Edwin Poots meanwhile surrounded himself with Christian fundamentalist acolytes rather than presenting a broad front and, significantly, it's that approach which appears to have paid off for him.

Suggestions of a sudden lurch to right have been tempered only in part by the election of Paula Bradley as deputy leader.

An immediate task for the new leadership team is to somehow seek to reunite the party and reconcile the two wings that emerged during the campaign.

The ballot result shows that 17 MPs and MLAs didn't want the agriculture minister as leader but perhaps there'll be some kind of grand gesture to demonstrate good will to the losing camp.

Here the role of newly-elected deputy leader may prove crucial. A largely unknown quantity outside north Belfast, Ms Bradley is regarded as being on her party's liberal wing, adopting a much softer line on social issues.

Giving her a prominent role, as first minister perhaps, would help quell disquiet among the disenchanted on the defeated side.

There's also a growing expectation that under its new leader power within the party will be decentralised.

But arguably the two camps that have emerged over the past fortnight represent deeper tensions within the DUP – and within unionism generally.

Mr Poots and his supporters appear to hark back to the days before the party agreed to share power, conveniently overlooking the fact that its electoral strength has been built to a large degree on making Stormont work.

They don't want 'continuity Arlene' and advocate a clean break with the previous leadership, which was inching the party away from its fundamentalist roots.

Efforts to turn back the clock may go down well with those who helped the agriculture minister secure the leadership but it's very possible it will alienate swathes of the electorate and slow down the already sluggish workings at Stormont.

Similarly, taking a hardline on the Irish language act will frustrate not only Sinn Féin but most of the Stormont parties that signed up to New Decade New Approach last year.

However, it is outside the party, where the greatest challenge lies.
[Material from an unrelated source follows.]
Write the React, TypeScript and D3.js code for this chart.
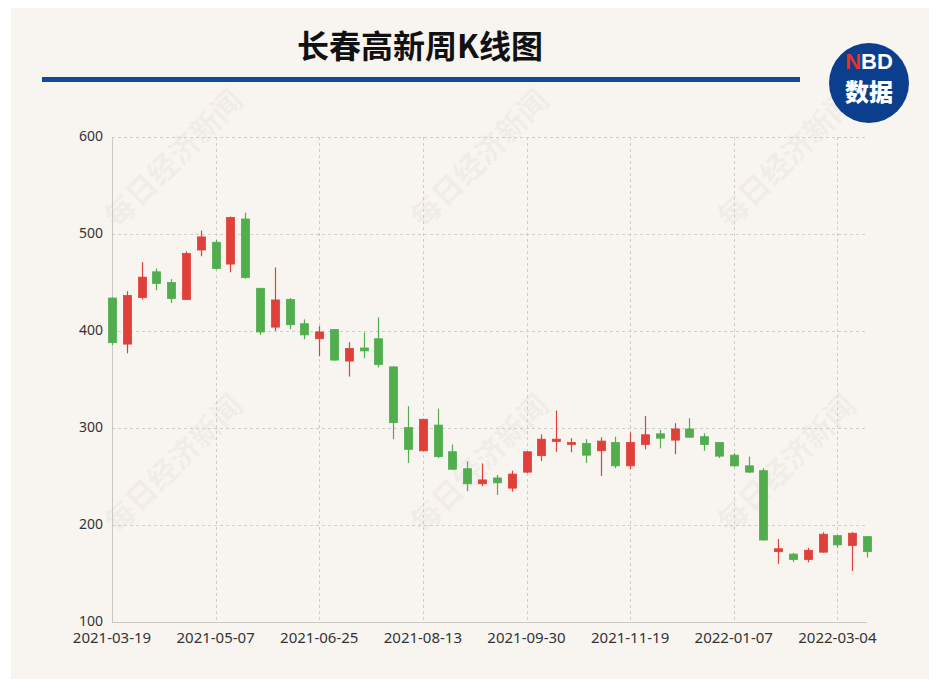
import { useEffect, useRef } from 'react';
import * as d3 from 'd3';

// weekly bars
const weeks = [
  '2021-03-19', '2021-03-26', '2021-04-02', '2021-04-09', '2021-04-16', '2021-04-23', '2021-04-30',
  '2021-05-07', '2021-05-14', '2021-05-21', '2021-05-28', '2021-06-04', '2021-06-11', '2021-06-18',
  '2021-06-25', '2021-07-02', '2021-07-09', '2021-07-16', '2021-07-23', '2021-07-30', '2021-08-06',
  '2021-08-13', '2021-08-20', '2021-08-27', '2021-09-03', '2021-09-10', '2021-09-17', '2021-09-24',
  '2021-09-30', '2021-10-08', '2021-10-15', '2021-10-22', '2021-10-29', '2021-11-05', '2021-11-12',
  '2021-11-19', '2021-11-26', '2021-12-03', '2021-12-10', '2021-12-17', '2021-12-24', '2021-12-31',
  '2022-01-07', '2022-01-14', '2022-01-21', '2022-01-28', '2022-02-11', '2022-02-18', '2022-02-25',
  '2022-03-04', '2022-03-11', '2022-03-18',
];

const opens = [
  434, 386.5, 434.5, 461, 450, 432.5, 483.5, 491.5, 469, 515.5, 444, 404, 432.5, 407.5, 392, 401.5,
  369, 382.5, 392, 363, 300.5, 276.5, 303, 275.5, 258, 242.5, 248.5, 238, 254.5, 271.5, 286, 283,
  284, 276.5, 285, 261, 283, 294, 287.5, 299, 291, 285, 272, 261, 256, 172.5, 170, 164.5, 172, 189,
  179, 188,
];

const closes = [
  388, 436.5, 455.5, 449, 433.5, 480, 497, 464.5, 517, 455, 399, 432, 406.5, 396, 399, 370, 382,
  379.5, 365.5, 305.5, 278, 309, 270.5, 257.5, 242.5, 246.5, 243.5, 252.5, 275.5, 288.5, 288.5, 285,
  272, 286.5, 261, 285, 293, 289.5, 299, 290.5, 283, 271, 261, 254.5, 184.5, 175.5, 164.5, 174,
  190.5, 179.5, 191.5, 172.5,
];

const lows = [
  385.5, 377, 432.5, 442, 429, 432, 477, 463.5, 460.5, 454, 396, 400, 402, 391.5, 374, 369.5, 353,
  372, 362.5, 288.5, 264, 276, 269, 257, 235, 240, 231, 234.5, 253.5, 266, 275.5, 275, 264, 250.5,
  258.5, 257.5, 278, 279, 273, 290, 276.5, 269, 260, 253.5, 184, 160, 162, 161.5, 171.5, 176.5,
  152.5, 166.5,
];

const highs = [
  434.5, 441, 471, 464.5, 453.5, 482, 503.5, 494, 518, 522, 444.5, 465.5, 434, 412, 405, 402, 388.5,
  398.5, 414, 363.5, 322.5, 309.5, 320, 283, 265.5, 263.5, 251.5, 256, 276, 293.5, 318, 289.5,
  288.5, 290.5, 291, 295.5, 312.5, 298, 305, 310, 294.5, 285.5, 274, 270.5, 258.5, 185.5, 171,
  176.5, 192.5, 190, 192.5, 188.5,
];

const yTicks = [100, 200, 300, 400, 500, 600];
const labelEvery = 7;

const UP = '#e0403a';
const DOWN = '#52ad4f';
const GRID = '#cfcccc';
const TEXT = '#333';

export default function App() {
  const svgRef = useRef<SVGSVGElement>(null);

  useEffect(() => {
    if (!svgRef.current) return;
    const W = 937;
    const H = 687;
    const left = 112;
    const right = 867;
    const top = 137;
    const bottom = 622;

    const svg = d3.select(svgRef.current);
    svg.selectAll('*').remove();
    svg.attr('width', W).attr('height', H);

    svg.append('rect').attr('width', W).attr('height', H).attr('fill', '#fff');
    svg.append('rect').attr('x', 11).attr('width', W - 11).attr('height', H).attr('fill', '#f8f5f0');

    // watermark
    const wm = svg.append('g').attr('pointer-events', 'none');
    [157, 462].forEach((cy) =>
      [172, 478, 785].forEach((cx) => {
        wm.append('text')
          .attr('transform', `translate(${cx},${cy}) rotate(-45)`)
          .attr('text-anchor', 'middle')
          .attr('dominant-baseline', 'central')
          .attr('font-family', '"Noto Sans CJK SC", sans-serif')
          .attr('font-weight', 700)
          .attr('font-size', 30)
          .attr('fill', '#000')
          .attr('fill-opacity', 0.05)
          .text('每日经济新闻');
      })
    );

    // header
    svg.append('text')
      .attr('x', 420)
      .attr('y', 58)
      .attr('text-anchor', 'middle')
      .attr('font-family', '"Noto Sans CJK SC", sans-serif')
      .attr('font-weight', 700)
      .attr('font-size', 32)
      .attr('fill', '#111')
      .text('长春高新周K线图');

    svg.append('rect')
      .attr('x', 42)
      .attr('y', 77)
      .attr('width', 758)
      .attr('height', 5)
      .attr('fill', '#0f4a9b');

    const logo = svg.append('g').attr('transform', 'translate(869,83)');
    logo.append('circle').attr('r', 40).attr('fill', '#0b3f8e');
    const nbd = logo.append('text')
      .attr('y', -14)
      .attr('text-anchor', 'middle')
      .attr('font-family', '"Liberation Sans", Arial, sans-serif')
      .attr('font-weight', 700)
      .attr('font-size', 22)
      .attr('fill', '#fff');
    nbd.append('tspan').attr('fill', '#e8312f').text('N');
    nbd.append('tspan').text('BD');
    logo.append('text')
      .attr('y', 18)
      .attr('text-anchor', 'middle')
      .attr('font-family', '"Noto Sans CJK SC", sans-serif')
      .attr('font-weight', 900)
      .attr('font-size', 24)
      .attr('fill', '#fff')
      .text('数据');

    const x = d3.scalePoint<string>().domain(weeks).range([left, right]);
    const y = d3.scaleLinear().domain([100, 600]).range([bottom, top]);

    // grid
    const g = svg.append('g');
    g.selectAll('.hgrid')
      .data(yTicks.filter((t) => t > 100))
      .enter()
      .append('line')
      .attr('x1', left)
      .attr('x2', right)
      .attr('y1', (d) => Math.round(y(d)) + 0.5)
      .attr('y2', (d) => Math.round(y(d)) + 0.5)
      .attr('stroke', GRID)
      .attr('stroke-dasharray', '3,3');

    const labelled = weeks.filter((_, i) => i % labelEvery === 0);
    g.selectAll('.vgrid')
      .data(labelled.slice(1))
      .enter()
      .append('line')
      .attr('x1', (d) => Math.round(x(d)!) + 0.5)
      .attr('x2', (d) => Math.round(x(d)!) + 0.5)
      .attr('y1', top)
      .attr('y2', bottom)
      .attr('stroke', GRID)
      .attr('stroke-dasharray', '3,3');

    g.append('line')
      .attr('x1', left + 0.5).attr('x2', left + 0.5)
      .attr('y1', top).attr('y2', bottom)
      .attr('stroke', '#c8c8c8');
    g.append('line')
      .attr('x1', left).attr('x2', right)
      .attr('y1', bottom + 0.5).attr('y2', bottom + 0.5)
      .attr('stroke', '#c8c8c8');

    g.selectAll('.ylab')
      .data(yTicks)
      .enter()
      .append('text')
      .attr('x', left - 9)
      .attr('y', (d) => y(d) + 4)
      .attr('text-anchor', 'end')
      .attr('font-family', '"Noto Sans", sans-serif')
      .attr('font-size', 14)
      .attr('fill', TEXT)
      .text((d) => d);

    g.selectAll('.xlab')
      .data(labelled)
      .enter()
      .append('text')
      .attr('x', (d) => x(d)!)
      .attr('y', 643)
      .attr('text-anchor', 'middle')
      .attr('font-family', '"Noto Sans", sans-serif')
      .attr('font-size', 15)
      .attr('fill', TEXT)
      .text((d) => d);

    // candles
    const bars = weeks.map((d, i) => ({
      d,
      o: opens[i],
      c: closes[i],
      l: lows[i],
      h: highs[i],
    }));
    const bw = 8;
    const cg = svg.append('g');
    cg.selectAll('.wick')
      .data(bars)
      .enter()
      .append('line')
      .attr('x1', (b) => Math.round(x(b.d)!) + 0.5)
      .attr('x2', (b) => Math.round(x(b.d)!) + 0.5)
      .attr('y1', (b) => y(b.h))
      .attr('y2', (b) => y(b.l))
      .attr('stroke', (b) => (b.c >= b.o ? UP : DOWN))
      .attr('stroke-width', 1.2);

    cg.selectAll('.body')
      .data(bars)
      .enter()
      .append('rect')
      .attr('x', (b) => Math.round(x(b.d)!) + 0.5 - bw / 2)
      .attr('y', (b) => y(Math.max(b.o, b.c)))
      .attr('width', bw)
      .attr('height', (b) => Math.max(1.5, Math.abs(y(b.o) - y(b.c))))
      .attr('fill', (b) => (b.c >= b.o ? UP : DOWN))
      .attr('stroke', (b) => (b.c >= b.o ? UP : DOWN))
      .attr('stroke-width', 0.8);
  }, []);

  return (
    <div style={{ margin: -8, lineHeight: 0 }}>
      <svg ref={svgRef} role="img" aria-label="长春高新周K线图" />
    </div>
  );
}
The DUP has consistently blamed everybody else for the Irish Sea border, failing to recognise that it was its approach to Brexit that helped precipitate the current trade arrangements.

Don't expect a mea culpa, while the leadership election literature would suggest Mr Poots plans to escalate opposition to the protocol by continuing to boycott the north-south institutions.

This disruptive approach will have limited impact and the notion that it would lead others to collapse the Stormont institutions, playing into the DUP's hands, is absurd.

If the DUP is to secure significant changes to the protocol it surely needs to be more diplomatic, finding sympathetic ears and seeking modifications and improvements rather than adopting an all-or-nothing approach.

Protest hasn't worked in the past and it is unlikely to see the EU and British government abandon this key element of the withdrawal agreement.

In this regard, Sir Jeffrey, with his Westminster experience, would have been more seasoned than Edwin Poots but the new leader has extensive experience of negotiation and taking a pragmatic approach.

But the greatest challenge facing the DUP is Northern Ireland's transforming demography and changing social attitudes.

This, as much as Stormont's three-year dormancy, fuelled the Alliance surge, and as the middle ground grows, the DUP's base contracts.

Increasingly, there is limited appeal among the electorate for badmouthing Sinn Féin and espousing socially conservative views.

The pitch needs to change if the party is to retain its position as the north's largest party. Long-term sustainability will be achieved by taking risks and making friends, not by circling the wagons.